# Update lief schief



## Maladin (3. März 2008)

Als Blasc sich mit Windows startete, gab es die Meldung, das eine neue Version erhältlich sei. Mit "Ja" bestätigt, erschien dann der folgende Dialog:




			Dieser Inhalt steht nur eingeloggten Mitgliedern zur Verfügung.
        



Wenig später verfeinert durch:




			Dieser Inhalt steht nur eingeloggten Mitgliedern zur Verfügung.
        



Das Update war nur durch beherztes klicken auf das "Schließen" rechts oben zu beenden, da es sonst "Thread Fehler" meldete.

Über den Aufruf des Blascloaders verlief das Update ohne Probleme.

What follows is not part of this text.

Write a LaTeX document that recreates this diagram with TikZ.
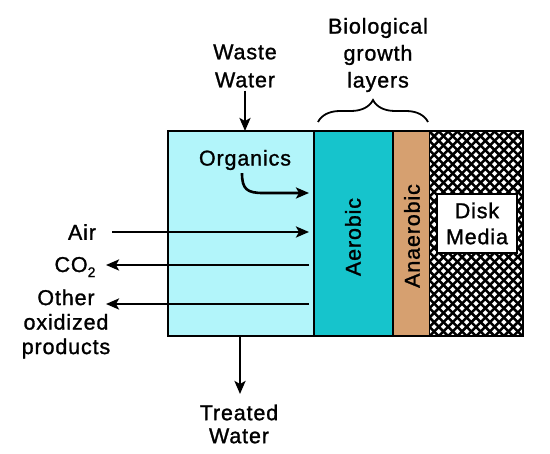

Windows XP Pro SP2 / Blasc 2.5.12.255

/wink Milay 

P.S.: Ist die Versionsnummer gleich geblieben?


----------



## Regnor (3. März 2008)

Forscherliga schrieb:


> Als Blasc sich mit Windows startete, gab es die Meldung, das eine neue Version erhältlich sei. Mit "Ja" bestätigt, erschien dann der folgende Dialog:
> 
> 
> 
> ...




super, danke für die infos.
wird gecheckt!


----------